Atlas of the British Flora
- First edition
- Author: Franklyn Perring and S. Max Walters
- Language: English
- Publisher: Botanical Society of the British Isles
- Publication date: 1962
- Publication place: United Kingdom
- Media type: Print
- ISBN: 0-901158-19-4 (3rd edition)
- OCLC: 28734311

= Atlas of the British Flora =

The Atlas of the British Flora is a book by Franklyn Perring and S. Max Walters, published by the Botanical Society of the British Isles.

It was first published in 1962, with a second edition published in 1976, and a third in 1982.

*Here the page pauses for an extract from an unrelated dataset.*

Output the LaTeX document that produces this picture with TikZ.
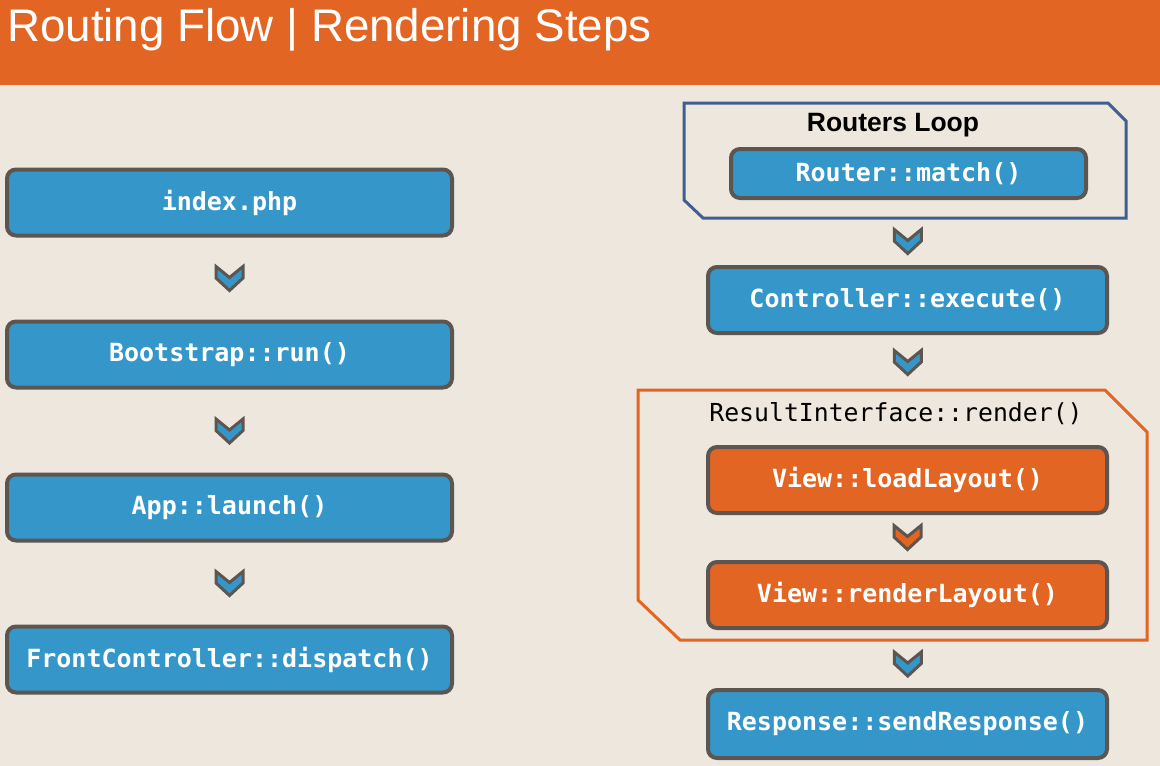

The atlas contains 10-km square distribution maps for all non-critical native and frequently occurring alien vascular plant species found in Britain and Ireland.

== Importance ==
The 1962 Atlas was a groundbreaking publication that revolutionized the study of natural history by introducing a scientific approach to observation. This approach, which was initially developed for national purposes, has since been adopted on an international scale and is now widely used in biological recording programs. In recent decades, advances in technology such as affordable personal computers, civilian GPS, and the internet have greatly enhanced the ability to record and share biological records. This has led to a significant increase in the accuracy and precision of these records, as well as the speed with which they can be shared online. As a result, the volume of available records has increased tenfold and they are now routinely used for research, conservation, and public policy purposes.

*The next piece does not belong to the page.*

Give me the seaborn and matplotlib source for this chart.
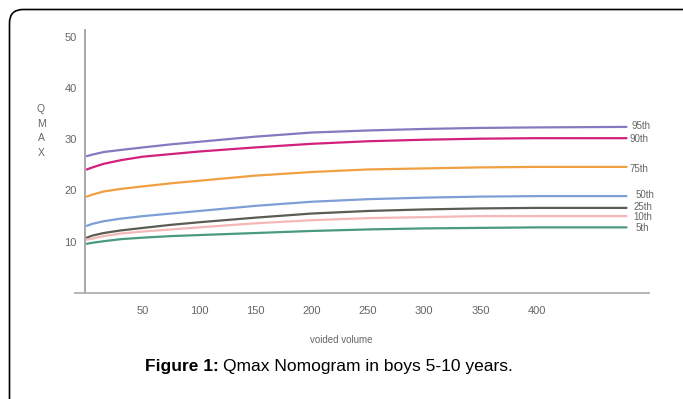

Over the past 50 years, rapid industrialization and urbanization have led to significant environmental changes, with plants often bearing the brunt of these changes in intensively managed landscapes. Even in remote areas, the effects of air pollution and climate change are becoming increasingly evident. The 1962 Atlas is one of the few existing biological baselines that can be used to measure these changes, and it has played a critical role in documenting and understanding the main drivers of change. While research into these processes is still in its early stages, the increase in data quality and improvements in data analysis methods have made it possible to produce more accurate and powerful results.